Europa ist stärker, als wir glauben

Im Grunde ist Trump das Beste, was Europa passieren konnte. Er ist ein brutaler Weckruf und der komplette Gegensatz zu der süssen Heuchelei seiner Vorgänger, die sich verbeugten, um einem in den Rücken zu fallen. Seine Schroffheit und Vulgarität haben eine erfrischende Wirkung: wie ein Glas Eiswasser, das einem Schlafenden ins Gesicht geschüttet wird. Er hat gesagt, was er tun wird, und er wird tun, was er sagt.

Wie soll Europa damit umgehen? Es muss zunächst alles wortwörtlich nehmen, was Trump sagt. Und es muss sich aus der seit siebzig Jahren andauernden militärischen Vasallisierung befreien und sich von dieser aufdringlichen Bevormundung emanzipieren. Statt Waffen jenseits des Atlantiks zu kaufen, muss Europa sie wieder selber produzieren und dann auch die europäischen Lieferanten bevorzugen. Und es muss eine eigene digitale Technologie entwickeln.

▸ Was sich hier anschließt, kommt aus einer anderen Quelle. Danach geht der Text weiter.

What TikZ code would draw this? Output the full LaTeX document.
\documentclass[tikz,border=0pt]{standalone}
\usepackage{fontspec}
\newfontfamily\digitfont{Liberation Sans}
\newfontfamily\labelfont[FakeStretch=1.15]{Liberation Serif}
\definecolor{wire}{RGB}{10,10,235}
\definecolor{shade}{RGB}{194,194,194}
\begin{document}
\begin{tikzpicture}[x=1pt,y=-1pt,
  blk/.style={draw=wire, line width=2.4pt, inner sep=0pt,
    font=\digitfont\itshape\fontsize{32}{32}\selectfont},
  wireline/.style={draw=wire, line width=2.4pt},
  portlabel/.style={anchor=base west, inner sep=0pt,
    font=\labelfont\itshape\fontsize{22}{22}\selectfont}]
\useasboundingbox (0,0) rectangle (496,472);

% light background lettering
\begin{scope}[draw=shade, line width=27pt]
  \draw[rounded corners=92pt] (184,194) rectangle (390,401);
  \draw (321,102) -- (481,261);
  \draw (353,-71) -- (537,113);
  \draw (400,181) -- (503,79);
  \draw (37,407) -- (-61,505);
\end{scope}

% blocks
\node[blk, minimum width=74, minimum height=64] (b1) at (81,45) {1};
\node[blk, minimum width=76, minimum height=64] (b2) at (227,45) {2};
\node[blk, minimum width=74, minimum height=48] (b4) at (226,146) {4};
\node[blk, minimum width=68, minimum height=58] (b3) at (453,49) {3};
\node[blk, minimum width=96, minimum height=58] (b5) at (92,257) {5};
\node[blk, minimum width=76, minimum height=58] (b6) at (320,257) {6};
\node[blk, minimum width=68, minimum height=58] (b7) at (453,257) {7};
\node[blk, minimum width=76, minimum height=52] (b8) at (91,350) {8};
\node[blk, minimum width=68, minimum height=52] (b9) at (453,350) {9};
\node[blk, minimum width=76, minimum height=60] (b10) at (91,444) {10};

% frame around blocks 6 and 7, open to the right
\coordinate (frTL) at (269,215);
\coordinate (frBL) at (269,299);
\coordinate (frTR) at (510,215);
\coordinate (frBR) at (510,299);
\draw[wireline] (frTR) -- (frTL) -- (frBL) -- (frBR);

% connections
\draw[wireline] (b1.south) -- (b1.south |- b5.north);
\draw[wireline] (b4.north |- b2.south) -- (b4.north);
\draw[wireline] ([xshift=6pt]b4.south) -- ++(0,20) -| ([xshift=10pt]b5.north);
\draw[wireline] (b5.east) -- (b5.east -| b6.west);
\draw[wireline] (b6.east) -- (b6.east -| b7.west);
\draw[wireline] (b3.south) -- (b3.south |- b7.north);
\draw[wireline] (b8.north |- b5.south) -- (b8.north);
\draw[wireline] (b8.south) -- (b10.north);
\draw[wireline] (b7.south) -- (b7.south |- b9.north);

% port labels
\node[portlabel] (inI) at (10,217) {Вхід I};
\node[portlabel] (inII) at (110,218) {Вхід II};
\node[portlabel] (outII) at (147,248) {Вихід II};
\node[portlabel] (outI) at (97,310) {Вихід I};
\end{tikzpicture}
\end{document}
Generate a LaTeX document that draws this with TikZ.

Europa ist stärker, als wir glauben, und die USA schwächer, als sie denken. So haben die europäischen Staats- und Regierungschefs zusammen mit Wolodimir Selenski am 18. August im Oval Office in Washington den amerikanischen Präsidenten dazu gebracht, die Ukraine nicht an den russischen Nachbarn zu verscherbeln.

Um sich den beiden Zwillingsbrüdern Putin und Trump entgegenzustellen, genügen drei Tugenden, die von den Alten gepriesen wurden: Mut, Willenskraft und Hartnäckigkeit. Es würde genügen, sich nicht mehr unter dem Druck aus Washington in Schockstarre versetzen zu lassen. Doch auch hier gilt, was Spinoza im letzten Satz seiner «Ethik» feststellt: «Alles Erhabene aber ist ebenso schwierig wie selten.»

Pascal Bruckner ist Philosoph und Schriftsteller. Er lebt in Paris. – Übersetzt aus dem Französischen.